Economists may not be unduly worried over the fact, considering that it is coming on the back of a robust growth in industrial output in August, which rose 5.2 per cent year-on-year, indicating a revival of the economy, and aided by an increase in consumer demand and a surge in the services sector.
Politicians, however, are not likely to see it in the same perspective and will be worried that the rate of inflation — as measured by the wholesale price index for the week ended September 27 — has touched its highest level since June.
The worrypot lines will crease further when they learn that inflation surged on the back of higher prices for fruits, vegetables and oilseeds.
No one quite expects to see a replay of the onion fiasco in 1998 that brought the BJP government in Delhi to its knees but they will be hoping that things don't go badly out of hand to give the opposition a handle to batter the government with.
In the previous week, the rate of inflation was at 4.72 per cent and hovered at just 3.28 per cent a year earlier.
During the week ended September 27, the index for food articles rose 0.6 per cent to 184.3 from 183.2 for the previous week due to higher prices of fruits and vegetable, eggs, wheat and pulses, while the non-food articles index inched up 0.8 per cent to 182.1.
However, the index for fuel, power and light remained unchanged at 252.9 after rising recently following a jump in international crude prices.
Analysts, however, said food prices would remain stable until early next year as crop output is expected to rise 20 per cent this year due to a bumper harvest.
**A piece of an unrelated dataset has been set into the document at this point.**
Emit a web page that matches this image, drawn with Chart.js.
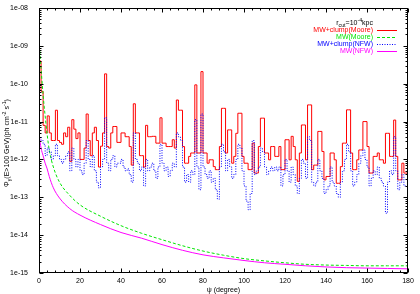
<!DOCTYPE html>
<html><head><meta charset="utf-8">
<script src="https://cdn.jsdelivr.net/npm/chart.js@4"></script>
<style>html,body{margin:0;padding:0;background:#fff}#wrap{width:420px;height:294px;position:relative}</style>
</head><body><div id="wrap"><canvas id="c" width="420" height="294"></canvas></div>
<script>
// psi bins (degree), 1-degree wide, start values 0..179
const psiBins = Array.from({length:180}, (_, i) => i);
// log10 of flux, MW+clump(Moore) (red step)
const clumpMoore = [
-9.0,-9.4,-10.2,-11.1,-11.3,-10.85,-11.3,-11.5,-11.5,-10.7,
-11.5,-11.55,-11.6,-11.3,-11.4,-11.15,-12.05,-10.95,-11.2,-11.45,
-11.3,-12.0,-12.0,-11.7,-10.8,-11.5,-11.9,-11.3,-11.15,-11.5,
-12.2,-11.65,-11.3,-9.74,-11.66,-11.7,-11.3,-11.13,-11.13,-11.55,
-11.55,-11.3,-11.3,-11.4,-11.4,-11.66,-12.15,-10.53,-11.3,-11.3,
-11.9,-11.9,-12.2,-11.1,-11.4,-11.4,-11.39,-11.39,-11.57,-11.57,
-10.9,-11.57,-11.57,-11.66,-11.66,-11.66,-11.48,-11.7,-10.43,-10.7,
-10.7,-11.66,-12.1,-12.1,-11.92,-11.83,-11.83,-10.03,-11.83,-11.83,
-9.68,-11.83,-11.83,-12.1,-12.01,-12.01,-12.19,-12.27,-12.27,-11.66,
-10.65,-10.65,-11.83,-11.22,-11.22,-12.1,-11.92,-11.31,-10.78,-10.78,
-11.92,-12.1,-12.1,-12.27,-12.27,-11.57,-12.36,-12.36,-11.66,-10.91,
-10.91,-11.83,-11.83,-12.01,-11.66,-11.66,-11.92,-11.92,-11.66,-12.27,
-12.27,-11.48,-11.48,-12.01,-11.39,-11.66,-12.01,-12.58,-11.83,-11.09,
-11.09,-12.01,-10.56,-10.56,-12.27,-12.15,-12.15,-11.26,-11.26,-11.79,
-12.54,-12.45,-12.45,-11.83,-11.83,-12.01,-12.63,-12.63,-12.19,-11.57,
-11.57,-10.69,-10.69,-11.83,-12.27,-12.27,-12.01,-11.75,-11.75,-11.0,
-11.0,-11.66,-12.36,-12.36,-11.92,-11.92,-11.83,-12.01,-12.01,-12.1,
-11.31,-11.31,-11.92,-11.92,-10.96,-11.92,-12.54,-12.54,-12.1,-12.36
];
// log10 of flux, MW+clump(NFW) (blue dotted step)
const clumpNfw = [
-11.2,-11.4,-11.5,-11.6,-11.9,-11.7,-11.8,-12.0,-11.9,-11.6,
-11.9,-12.0,-12.1,-12.0,-11.9,-11.8,-12.3,-11.7,-12.0,-12.2,
-12.0,-12.3,-12.4,-12.1,-11.5,-12.0,-12.2,-11.9,-12.3,-12.6,
-12.75,-12.2,-12.0,-10.9,-12.1,-12.3,-12.0,-11.9,-12.2,-12.1,
-12.1,-12.0,-12.2,-12.3,-12.25,-12.4,-12.6,-11.3,-12.0,-12.1,
-12.3,-12.2,-12.7,-12.0,-12.3,-12.2,-12.1,-12.3,-12.5,-12.2,
-11.6,-12.1,-12.3,-12.2,-12.45,-12.3,-12.1,-12.2,-11.3,-11.4,
-11.5,-12.2,-12.6,-12.4,-12.6,-12.3,-12.4,-10.95,-12.2,-12.8,
-10.8,-12.2,-12.4,-12.5,-12.3,-12.6,-12.5,-12.8,-13.05,-12.2,
-11.6,-11.8,-12.3,-12.0,-12.2,-12.5,-12.4,-12.0,-11.6,-11.7,
-12.3,-12.7,-13.1,-13.33,-12.9,-11.5,-12.4,-12.3,-12.2,-11.7,
-11.8,-12.2,-12.4,-12.3,-12.2,-12.3,-12.2,-12.3,-12.2,-12.7,
-12.4,-12.0,-12.3,-12.6,-12.2,-12.4,-12.7,-12.9,-12.5,-12.0,
-12.1,-12.5,-11.4,-11.5,-12.6,-12.7,-12.6,-12.0,-12.3,-12.5,
-12.9,-12.8,-12.7,-12.2,-12.6,-12.7,-12.9,-13.0,-12.6,-12.3,
-12.0,-11.6,-11.8,-12.3,-12.7,-12.6,-12.4,-12.1,-11.9,-11.75,
-12.0,-12.2,-12.7,-12.5,-12.3,-12.4,-12.2,-12.5,-12.6,-12.7,
-13.42,-12.6,-12.3,-12.4,-11.4,-12.3,-12.8,-12.6,-12.4,-12.7
];
// smooth curves
const curvePsi = [0.2,1,2,3,4,5,7,10,15,20,30,40,50,60,70,80,90,100,110,120,130,140,150,160,170,180];
const mwMoore  = [-9.0,-9.6,-10.3,-10.85,-11.35,-11.75,-12.2,-12.6,-12.95,-13.2,-13.5,-13.75,-13.95,-14.12,-14.28,-14.42,-14.53,-14.62,-14.68,-14.73,-14.77,-14.79,-14.8,-14.81,-14.81,-14.81];
const mwNfw    = [-11.4,-11.7,-11.9,-12.1,-12.25,-12.45,-12.75,-13.02,-13.3,-13.47,-13.72,-13.93,-14.08,-14.25,-14.4,-14.52,-14.6,-14.67,-14.73,-14.77,-14.81,-14.84,-14.86,-14.87,-14.88,-14.89];
const xTicks = [0,20,40,60,80,100,120,140,160,180];
const yDecades = [-15,-14,-13,-12,-11,-10,-9,-8];

const FONT = '"Liberation Sans", Arial, Helvetica, sans-serif';
Chart.defaults.font.family = FONT;
Chart.defaults.font.size = 7;
Chart.defaults.color = '#000';

const RED='#ff0000', GREEN='#00e600', BLUE='#0000ff', MAG='#ff00ff';

function stepData(vals){
  const d = vals.map((v,i)=>({x:psiBins[i], y:Math.pow(10,v)}));
  d.push({x:180, y:Math.pow(10, vals[vals.length-1])});
  return d;
}
function curveData(xs, vals){ return xs.map((x,i)=>({x, y:Math.pow(10,vals[i])})); }

function drawRich(ctx, segs, x, y, size, align){
  let w = 0;
  for (const s of segs){ ctx.font = (s.t==='n'?size:size*0.75)+'px '+FONT; w += ctx.measureText(s.s).width; }
  let cx = align==='right' ? x - w : align==='center' ? x - w/2 : x;
  for (const s of segs){
    const sz = s.t==='n'?size:size*0.75;
    ctx.font = sz+'px '+FONT;
    const dy = s.t==='sub' ? size*0.3 : s.t==='sup' ? -size*0.4 : 0;
    ctx.textAlign='left'; ctx.textBaseline='alphabetic';
    ctx.fillText(s.s, cx, y+dy);
    cx += ctx.measureText(s.s).width;
  }
}

const framePlugin = {
  id:'frame',
  afterDraw(chart){
    const {ctx, chartArea:a, scales:{x, y}} = chart;
    const L=Math.round(a.left)+0.5, R=Math.round(a.right)-0.5, T=Math.round(a.top)+0.5, B=Math.round(a.bottom)-0.5;
    ctx.save();
    ctx.strokeStyle='#000'; ctx.lineWidth=1;
    ctx.strokeRect(L, T, R-L, B-T);
    ctx.beginPath();
    for (let v=0; v<=180; v+=4){
      const px = Math.round(x.getPixelForValue(v))+0.5;
      const len = (v%20===0)?4:2;
      ctx.moveTo(px,B); ctx.lineTo(px,B-len);
      ctx.moveTo(px,T); ctx.lineTo(px,T+len);
    }
    for (let e=-15; e<=-8; e++){
      for (let k=1;k<=9;k++){
        if (e===-8 && k>1) break;
        const py = Math.round(y.getPixelForValue(k*Math.pow(10,e)))+0.5;
        const len = k===1?4:2;
        ctx.moveTo(L,py); ctx.lineTo(L+len,py);
        ctx.moveTo(R,py); ctx.lineTo(R-len,py);
      }
    }
    ctx.stroke();
    // legend
    const tx = 373, sx0 = 377, sx1 = 397;
    ctx.fillStyle='#000';
    drawRich(ctx,[{s:'r',t:'n'},{s:'cut',t:'sub'},{s:'=10',t:'n'},{s:'-4',t:'sup'},{s:'kpc',t:'n'}], tx, 25, 7, 'right');
    const rows = [
      {t:'MW+clump(Moore)', c:RED, y:29.5, dash:[]},
      {t:'MW(Moore)', c:GREEN, y:36.5, dash:[3,2]},
      {t:'MW+clump(NFW)', c:BLUE, y:43.5, dash:[1,1.5]},
      {t:'MW(NFW)', c:MAG, y:50.5, dash:[]}
    ];
    for (const r of rows){
      ctx.fillStyle=r.c;
      drawRich(ctx,[{s:r.t,t:'n'}], tx, r.y+2.5, 7, 'right');
      ctx.strokeStyle=r.c; ctx.setLineDash(r.dash); ctx.beginPath();
      ctx.moveTo(sx0, Math.round(r.y)+0.5); ctx.lineTo(sx1, Math.round(r.y)+0.5); ctx.stroke();
    }
    ctx.setLineDash([]);
    // axis titles
    ctx.fillStyle='#000';
    drawRich(ctx,[{s:'ψ (degree)',t:'n'}], (L+R)/2, 292, 7, 'center');
    ctx.translate(9, 143); ctx.rotate(-Math.PI/2);
    drawRich(ctx,[{s:'Φ',t:'n'},{s:'γ',t:'sub'},{s:'(E>100 GeV)(ph cm',t:'n'},{s:'-2',t:'sup'},{s:' s',t:'n'},{s:'-1',t:'sup'},{s:')',t:'n'}], 0, 0, 7, 'center');
    ctx.restore();
  }
};

new Chart(document.getElementById('c').getContext('2d'), {
  type:'line',
  data:{datasets:[
    {label:'MW(NFW)', data:curveData(curvePsi, mwNfw), borderColor:MAG, borderWidth:1, pointRadius:0, cubicInterpolationMode:'monotone', fill:false, order:1},
    {label:'MW+clump(NFW)', data:stepData(clumpNfw), stepped:'after', borderColor:BLUE, borderWidth:1, borderDash:[1,1.5], pointRadius:0, fill:false, order:2},
    {label:'MW(Moore)', data:curveData(curvePsi, mwMoore), borderColor:GREEN, borderWidth:1, borderDash:[3,2], pointRadius:0, cubicInterpolationMode:'monotone', fill:false, order:3},
    {label:'MW+clump(Moore)', data:stepData(clumpMoore), stepped:'after', borderColor:RED, borderWidth:1, pointRadius:0, fill:false, order:4}
  ]},
  options:{
    responsive:false, animation:false, devicePixelRatio:1,
    layout:{padding:{top:8, right:12, left:0, bottom:0}},
    plugins:{legend:{display:false}, tooltip:{enabled:false}},
    scales:{
      x:{type:'linear', min:0, max:180,
         afterBuildTicks(s){ s.ticks = xTicks.map(v=>({value:v})); },
         ticks:{padding:4, maxRotation:0, autoSkip:false, font:{size:7}},
         grid:{display:false, drawTicks:false, tickLength:0}, border:{display:false},
         afterFit(s){ s.height = 21; s.paddingLeft = 0; s.paddingRight = 0; }},
      y:{type:'logarithmic', min:1e-15, max:1e-8,
         afterBuildTicks(s){ s.ticks = yDecades.map(e=>({value:Math.pow(10,e), major:true})); },
         ticks:{autoSkip:false, padding:11, font:{size:7},
           callback(v){ const l=Math.round(Math.log10(v)); return '1e-' + String(-l).padStart(2,'0'); }},
         grid:{display:false, drawTicks:false, tickLength:0}, border:{display:false},
         afterFit(s){ s.width = 39; s.paddingTop = 0; s.paddingBottom = 0; }}
    }
  },
  plugins:[framePlugin]
});
</script></body></html>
Meanwhile, a government statement showed that industrial output in April-August grew 5.6 per cent compared with 5.2 per cent a year earlier. However, the August growth was below July's 5.6 per cent and 6.2 per cent a year earlier.
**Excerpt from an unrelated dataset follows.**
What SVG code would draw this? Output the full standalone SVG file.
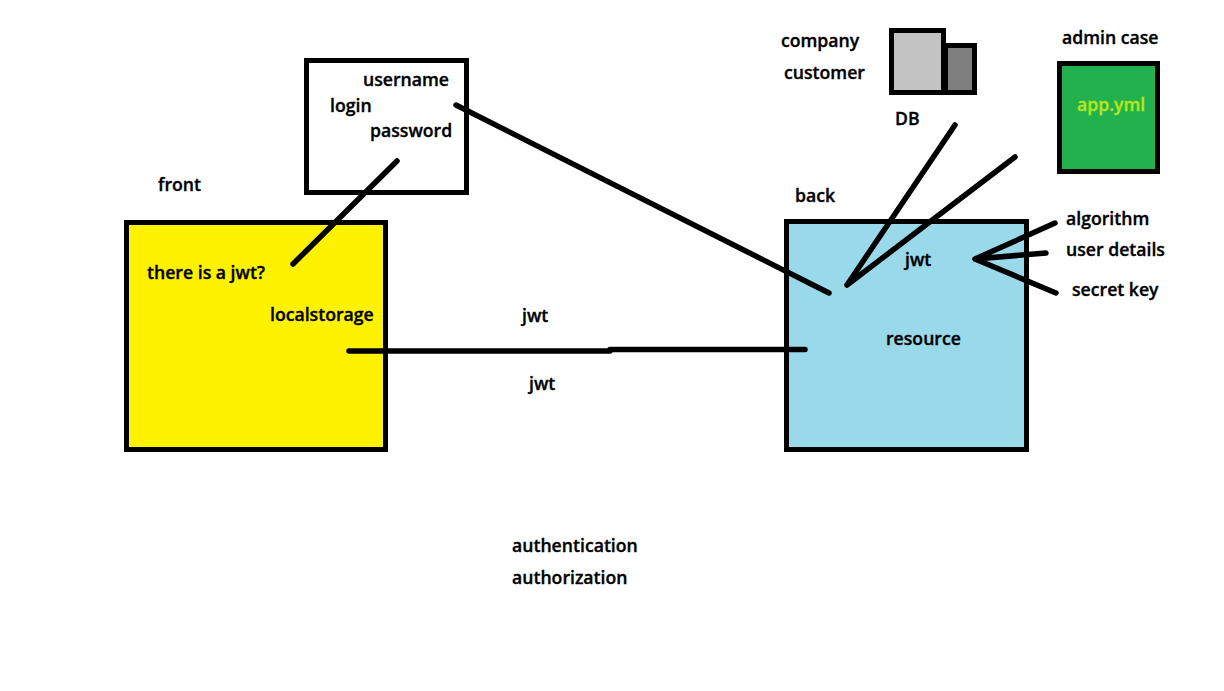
<svg xmlns="http://www.w3.org/2000/svg" width="1224" height="691" viewBox="0 0 1224 691">
<style>
text{font-family:"Open Sans","Liberation Sans",sans-serif;font-size:17.65px;font-weight:600;fill:#000;stroke:#000;stroke-width:.35px}
.b{stroke:#000;stroke-width:5}
.l{stroke:#000;stroke-width:5.5;fill:none;stroke-linecap:round}
</style>
<rect width="1224" height="691" fill="#fff"/>
<g id="front"><rect class="b" x="126.500" y="222.500" width="259" height="227" fill="#fff200"/></g>
<g id="login"><rect class="b" x="306.500" y="60.500" width="160" height="132" fill="#fff"/></g>
<g id="back"><rect class="b" x="786.500" y="221.500" width="240" height="228" fill="#99d9ea"/></g>
<g id="db"><rect class="b" x="945.500" y="45.500" width="29" height="47" fill="#7f7f7f"/><rect class="b" x="891.500" y="30.500" width="52" height="62" fill="#c3c3c3"/></g>
<g id="admin"><rect class="b" x="1059.500" y="63.500" width="98" height="108" fill="#22b14c"/></g>
<g id="connectors">
<path class="l" d="M397 161L293 264"/>
<path class="l" d="M456 105L829 293"/>
<path class="l" d="M349 351L610 351M610 349.500L805 349.500"/>
<path class="l" d="M955 125L847 285M1015 157L847 285"/>
<path class="l" d="M975 259L1055 223M975 259L1046 253M975 259L1056 293"/>
</g>
<text x="363" y="86">username</text><text x="330" y="112">login</text><text x="370" y="137">password</text>
<text x="158" y="191">front</text><text x="147" y="279">there is a jwt?</text><text x="270" y="321">localstorage</text>
<text x="522" y="322">jwt</text><text x="529" y="390">jwt</text>
<text x="512" y="552">authentication</text><text x="512" y="584">authorization</text>
<text x="795" y="202">back</text><text x="905" y="266">jwt</text><text x="886" y="345">resource</text>
<text x="781" y="47">company</text><text x="784" y="79">customer</text><text x="895" y="125">DB</text>
<text x="1062" y="44">admin case</text><text x="1077" y="111" style="fill:#b5e61d;stroke:#b5e61d">app.yml</text>
<text x="1066" y="225">algorithm</text><text x="1066" y="256">user details</text><text x="1072" y="296">secret key</text>
</svg>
Manufacturing, which accounts for 80 per cent of the industrial output index, grew 6.0 per cent in August on the back of higher spending, while capital goods clocked a 6.3 per cent rise.
Analysts said the rise is in line with market expectations, for the economy had registered a 5.7 per cent growth year-on-year in the first quarter ended June 30. The government has also upwardly revised its growth estimate for 2003-04, to 7 per cent from 6 helped by bumper farm output and increased infrastructural output.
The farm sector although accounts for a quarter of gross domestic product (GDP) remains a key growth driver as close to 70 per cent of the country's billion-plus population is agriculture-income dependant.
The statement also showed that durables, from television to refrigerators, rose 3.9 per cent and non-durables, such as soaps and shampoos, rose 8.6 per cent.
While the capital goods sector, a barometer for industrial activity, grew 6.3 per cent during the month, electricity inched up 0.9 per cent.